While some consider the flag an innocent emblem of Southern heritage, many black Americans view it as a symbol of anti-black violence and racism.

The existence of the picture was first reported on by InsiderNJ.

According to the Mahwah Patch, Ervin was appointed to the council last year to replace then Freeholder-elect Mary Amoroso. The township has nonpartisan elections with Ervin running on the Committed to Our Community ticket. He is running against Victoria N. Galow on the Make Mahwah Stronger line to finish a one-year unexpired term.

Ervin said he did not remember who had initially posted the picture on social media, but said he had taken it down "well over a year ago." He says whoever was sharing it now is "trying to use that to create a smear campaign."

"All I can say is I have the character and integrity to serve this town well," he said. "By that I mean integrity, doing the right thing, each and every time, especially when not in the presence of others."

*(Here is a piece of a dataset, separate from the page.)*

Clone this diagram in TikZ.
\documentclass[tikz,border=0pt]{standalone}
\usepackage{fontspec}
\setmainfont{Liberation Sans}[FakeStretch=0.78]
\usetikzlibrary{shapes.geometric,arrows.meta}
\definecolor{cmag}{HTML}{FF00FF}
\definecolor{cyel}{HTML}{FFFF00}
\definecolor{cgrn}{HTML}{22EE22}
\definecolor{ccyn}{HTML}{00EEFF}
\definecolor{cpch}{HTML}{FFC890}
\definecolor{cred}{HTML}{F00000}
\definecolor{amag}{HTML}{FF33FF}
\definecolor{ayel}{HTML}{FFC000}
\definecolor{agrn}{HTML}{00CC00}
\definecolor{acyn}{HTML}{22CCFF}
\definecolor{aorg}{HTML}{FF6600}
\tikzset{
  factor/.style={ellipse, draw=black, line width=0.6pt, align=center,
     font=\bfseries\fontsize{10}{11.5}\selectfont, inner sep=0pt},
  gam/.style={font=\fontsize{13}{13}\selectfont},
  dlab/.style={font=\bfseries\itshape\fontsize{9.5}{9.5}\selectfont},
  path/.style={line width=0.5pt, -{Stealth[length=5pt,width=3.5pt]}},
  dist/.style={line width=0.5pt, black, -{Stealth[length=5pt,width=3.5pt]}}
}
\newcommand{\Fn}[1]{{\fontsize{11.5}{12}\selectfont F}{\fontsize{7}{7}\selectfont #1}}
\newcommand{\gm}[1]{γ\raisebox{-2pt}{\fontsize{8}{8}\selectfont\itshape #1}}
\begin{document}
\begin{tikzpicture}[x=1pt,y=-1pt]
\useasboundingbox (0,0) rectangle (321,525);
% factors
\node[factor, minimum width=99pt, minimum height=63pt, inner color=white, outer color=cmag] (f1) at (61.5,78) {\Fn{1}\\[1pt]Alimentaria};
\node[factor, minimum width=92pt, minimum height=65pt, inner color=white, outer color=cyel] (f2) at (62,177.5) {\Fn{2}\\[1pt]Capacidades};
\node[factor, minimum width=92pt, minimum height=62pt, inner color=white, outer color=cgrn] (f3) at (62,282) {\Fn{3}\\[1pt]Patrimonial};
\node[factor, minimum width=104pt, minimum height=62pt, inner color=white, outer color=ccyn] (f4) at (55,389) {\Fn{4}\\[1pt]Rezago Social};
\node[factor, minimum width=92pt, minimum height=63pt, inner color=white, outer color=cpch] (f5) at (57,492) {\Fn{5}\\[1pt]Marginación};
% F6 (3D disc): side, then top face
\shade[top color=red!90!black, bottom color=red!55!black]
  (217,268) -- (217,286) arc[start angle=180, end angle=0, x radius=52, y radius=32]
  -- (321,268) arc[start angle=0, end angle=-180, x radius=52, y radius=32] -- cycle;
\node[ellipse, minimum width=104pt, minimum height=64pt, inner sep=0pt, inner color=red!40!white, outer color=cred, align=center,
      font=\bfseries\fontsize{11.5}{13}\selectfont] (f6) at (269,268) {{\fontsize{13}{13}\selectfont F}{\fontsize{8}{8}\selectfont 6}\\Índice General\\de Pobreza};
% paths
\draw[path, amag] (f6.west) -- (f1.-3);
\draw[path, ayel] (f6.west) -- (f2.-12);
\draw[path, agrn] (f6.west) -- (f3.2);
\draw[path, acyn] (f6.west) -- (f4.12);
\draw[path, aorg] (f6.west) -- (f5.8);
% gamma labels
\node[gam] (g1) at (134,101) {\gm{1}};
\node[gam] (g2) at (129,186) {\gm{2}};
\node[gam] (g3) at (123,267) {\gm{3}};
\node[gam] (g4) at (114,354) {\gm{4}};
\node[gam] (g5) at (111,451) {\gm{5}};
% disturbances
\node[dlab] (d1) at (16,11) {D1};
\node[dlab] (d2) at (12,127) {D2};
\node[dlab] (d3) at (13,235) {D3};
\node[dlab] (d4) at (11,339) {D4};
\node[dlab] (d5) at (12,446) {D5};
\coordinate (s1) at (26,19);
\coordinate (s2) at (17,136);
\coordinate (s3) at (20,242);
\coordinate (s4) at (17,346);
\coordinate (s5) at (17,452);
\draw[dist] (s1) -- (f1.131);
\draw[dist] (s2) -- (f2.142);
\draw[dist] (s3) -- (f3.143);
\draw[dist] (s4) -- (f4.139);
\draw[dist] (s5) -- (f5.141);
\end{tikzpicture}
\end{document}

Even before the picture came to light, Mahwah was already embroiled in controversy after the council took steps to block and take down an Eruv that had been eructed by an Orthodox Jewish group with permission of the utility company and the police. The state Attorney General's Office last week sued the council over the Eruv ordinance as well as another ordinance banning non-state residents form parks. State officials says the laws are aimed at discriminating against Orthodox Jews — a charge that municipal leaders and residents deny.

Since the picture was made public, Ervin said the support he has received has been "nothing but positive."

Ervin said looking back it's possible he would have done things differently, but had no regrets about what had been an overall good trip with good friends.

"This is way before anything in Charlottesville had happened or anything like that," he said, referring to demonstrations in North Carolina that turned violent and deadly when a white nationalist rammed his car into a woman protesting a group opposed to the removal of a statue of Confederate Gen. Robert E. Lee. "You pick something up, you don't think of it. Now maybe I could say yeah in hindsight we probably shouldn't have done that."

The Mahwah councilman is not the first elected official in New Jersey to be connected to the Confederate flag in recent months. Atlantic County Freeholder John Carman apologized after he was pictured with  a patch on his vest that included the Confederate flag.

Assemblyman Parker Space, R-Sussex, threatened to sue political opponents who he said harassed employees at his farm after he share a picture of him with a Confederate flag design at a country music concert.